* “It’s smoke and mirrors. It’s bogus. And it’s all too familiar. Every time we get close to passing reform, the insurance companies produce these phony studies as a prescription and say, ‘Take one of these, and call us in a decade.’ Well, not this time.” –President Barack Obama.
* “The oil-drilling matter is not on the Senate agenda for the coming session,” –Florida Senate President Jeff Atwater, R-North Palm Beach.
* “People have said we could expand there within 10 years. I think that’s realistic.” – NFL Commissioner Roger Goodell on the prospects of the league expanding into Europe.
* “When’s it going to turn around? It eventually will. I wish it would turn around with me.” –FSU’s Bobby Bowden.

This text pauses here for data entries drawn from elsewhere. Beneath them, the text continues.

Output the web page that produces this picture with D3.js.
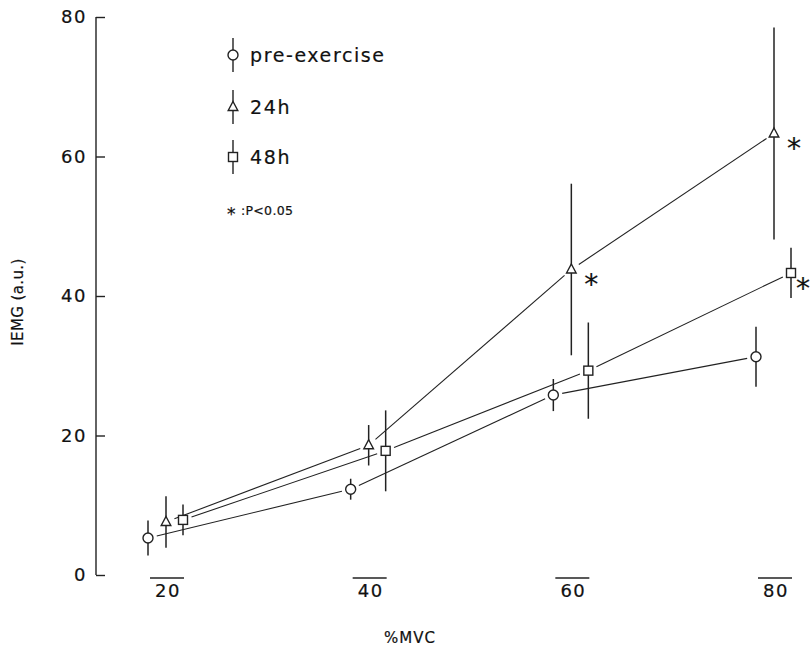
<!DOCTYPE html>
<html lang="en">
<head>
  <meta charset="UTF-8">
  <title>IEMG vs %MVC</title>
  <script src="https://cdn.jsdelivr.net/npm/d3@7"></script>
  <style>
    body { margin: 0; background: #fff; }
    text { font-family: 'DejaVu Sans', sans-serif; fill: #111; stroke: #111; stroke-width: 0.2px; }
  </style>
</head>
<body>
  <svg width="812" height="653"></svg>
  <script>
    // %MVC levels
    var levels = [20, 40, 60, 80]
    // mean IEMG (a.u.) and SD for each series
    var preMean = [5.3, 12.3, 25.8, 31.3]
    var preSd = [2.5, 1.5, 2.3, 4.3]
    var h24Mean = [7.6, 18.6, 43.8, 63.3]
    var h24Sd = [3.7, 2.9, 12.3, 15.2]
    var h48Mean = [7.9, 17.8, 29.3, 43.3]
    var h48Sd = [2.2, 5.8, 6.9, 3.6]
    var yTicks = [0, 20, 40, 60, 80]
    var xTicks = [20, 40, 60, 80]

    var svg = d3.select('svg')

    var x = d3.scaleLinear().domain([20, 80]).range([167, 775])
    var y = d3.scaleLinear().domain([0, 80]).range([575, 17])

    var series = [
      { name: 'pre-exercise', mean: preMean, sd: preSd, shape: 'circle', dx: -19, star: [] },
      { name: '24h', mean: h24Mean, sd: h24Sd, shape: 'triangle', dx: -1, star: [60, 80] },
      { name: '48h', mean: h48Mean, sd: h48Sd, shape: 'square', dx: 16, star: [80] }
    ]

    // y axis, ticks pointing inward
    var yAxis = svg.append('g')
      .attr('transform', 'translate(96,0)')
      .call(d3.axisLeft(y).tickValues(yTicks).tickSize(-9).tickPadding(9))
    yAxis.select('.domain').attr('stroke', '#222').attr('stroke-width', 1.4)
      .attr('d', 'M0,' + y(80) + 'V' + y(0))
    yAxis.selectAll('.tick line').attr('stroke', '#222').attr('stroke-width', 1.4)
    yAxis.selectAll('.tick text')
      .style('font-family', "'DejaVu Sans', sans-serif")
      .style('font-size', '18px').style('letter-spacing', '1.5px')
      .attr('fill', '#111')

    // x "axis": short bars with labels under them
    var xg = svg.append('g')
    xg.selectAll('line').data(xTicks).enter().append('line')
      .attr('x1', d => x(d) - 17).attr('x2', d => x(d) + 17)
      .attr('y1', 578).attr('y2', 578)
      .attr('stroke', '#222').attr('stroke-width', 1.4)
    xg.selectAll('text').data(xTicks).enter().append('text')
      .attr('x', d => x(d) + 1).attr('y', 597)
      .attr('text-anchor', 'middle')
      .style('font-size', '18px').style('letter-spacing', '1.5px')
      .text(d => d)

    svg.append('text')
      .attr('x', 410).attr('y', 643)
      .attr('text-anchor', 'middle')
      .style('font-size', '15px').style('letter-spacing', '1px')
      .text('%MVC')

    svg.append('text')
      .attr('transform', 'translate(23,302) rotate(-90)')
      .attr('text-anchor', 'middle')
      .style('font-size', '15px').style('letter-spacing', '0.4px')
      .text('IEMG (a.u.)')

    function drawMarker(g, shape) {
      if (shape === 'circle') {
        g.append('circle').attr('r', 5)
      } else if (shape === 'triangle') {
        g.append('path').attr('d', 'M0,-5.5L4.8,3.5L-4.8,3.5Z')
      } else {
        g.append('rect').attr('x', -4.5).attr('y', -4.5).attr('width', 9).attr('height', 9)
      }
      g.selectAll('circle,path,rect').attr('fill', '#fff').attr('stroke', '#222').attr('stroke-width', 1.4)
    }

    var gap = 9
    series.forEach(function (s) {
      var pts = levels.map((l, i) => ({ px: x(l) + s.dx, py: y(s.mean[i]), lev: l, m: s.mean[i], sd: s.sd[i] }))
      var g = svg.append('g')

      // connecting segments, stopped short of the markers
      for (var i = 0; i < pts.length - 1; i++) {
        var a = pts[i], b = pts[i + 1]
        var dx = b.px - a.px, dy = b.py - a.py
        var len = Math.sqrt(dx * dx + dy * dy)
        var ux = dx / len, uy = dy / len
        g.append('line')
          .attr('x1', a.px + ux * gap).attr('y1', a.py + uy * gap)
          .attr('x2', b.px - ux * gap).attr('y2', b.py - uy * gap)
          .attr('stroke', '#222').attr('stroke-width', 1.1)
      }

      // error bars
      g.selectAll('.err').data(pts).enter().append('line')
        .attr('class', 'err')
        .attr('x1', d => d.px).attr('x2', d => d.px)
        .attr('y1', d => y(d.m + d.sd)).attr('y2', d => y(d.m - d.sd))
        .attr('stroke', '#222').attr('stroke-width', 1.5)

      pts.forEach(function (d) {
        var mg = g.append('g').attr('transform', 'translate(' + d.px + ',' + d.py + ')')
        drawMarker(mg, s.shape)
        if (s.star.indexOf(d.lev) >= 0) {
          g.append('text')
            .attr('x', Math.min(d.px + 20, 803)).attr('y', d.py + 25)
            .attr('text-anchor', 'middle')
            .style('font-size', '28px')
            .text('*')
        }
      })
    })

    // legend
    var legend = svg.append('g').attr('transform', 'translate(233,0)')
    var legY = [55, 107, 157]
    series.forEach(function (s, i) {
      var lg = legend.append('g').attr('transform', 'translate(0,' + legY[i] + ')')
      lg.append('line').attr('y1', -17).attr('y2', 17).attr('stroke', '#222').attr('stroke-width', 1.4)
      drawMarker(lg, s.shape)
      lg.append('text').attr('x', 17).attr('y', 7).style('font-size', '19px').style('letter-spacing', '1.6px').text(s.name)
    })
    legend.append('text').attr('x', -6).attr('y', 220).style('font-size', '17px').text('*')
    legend.append('text').attr('x', 8).attr('y', 215).style('font-size', '12.5px').style('letter-spacing', '0.3px').text(':P<0.05')
  </script>
</body>
</html>
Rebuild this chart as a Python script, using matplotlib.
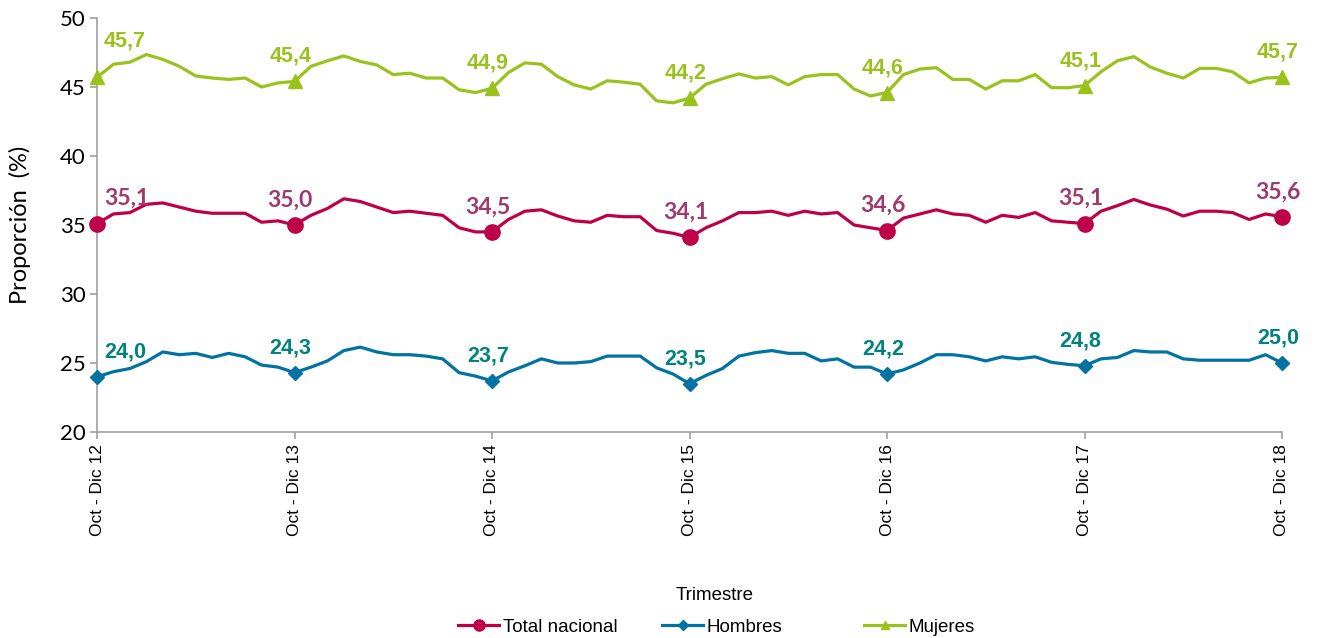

* “I really think the (January Iraqi) elections will be a point of departure by which we look at an assessment of true drawdown and really start moving our numbers from, let’s say, somewhere between 120,000 and 110,000 by the election, and then getting at that 50,000 by August 2010.” –Brig. Gen. Stephen Lanza, U.S. military spokesman.
* “All of the known fatalities involving giant snakes are from pet snakes, and usually to the owners.” –Robert Reed, research biologist with the U.S. geological survey.
* “At the end of the day, we have to figure out what the public will support. It does not matter what we support.” –Bob Abberger, developer and member of the Hillsborough County Transportation Task Force, on voters deciding whether to increase the county sales tax by 1 percent for light rail and bus networks next year.
* “It’s a false recovery…It’s a relief rally. Recovery will be lagging, muted and mild.” –University of Central Florida economist Sean Snaith on the economic reality and challenges facing Florida.
* “I’m not a racist. I just don’t believe in mixing the races that way. I have piles and piles of black friends. They come to my home, I marry them, they use my bathroom. I treat them just like everyone else.” –Keith Bardwell, the Louisiana justice of the peace who refused to issue a marriage license to an interracial couple.
* “I woke my wife up and said, ‘Honey, do you love me?’ And she goes, ‘I’ve always loved you.’ I said, ‘I love you, too. Oh, by the way…’” –Dr. William Steele, Orlando dermatologist, on breaking the news to his wife that he had won the Powerball jackpot – worth a lump-sum payment of $101 million.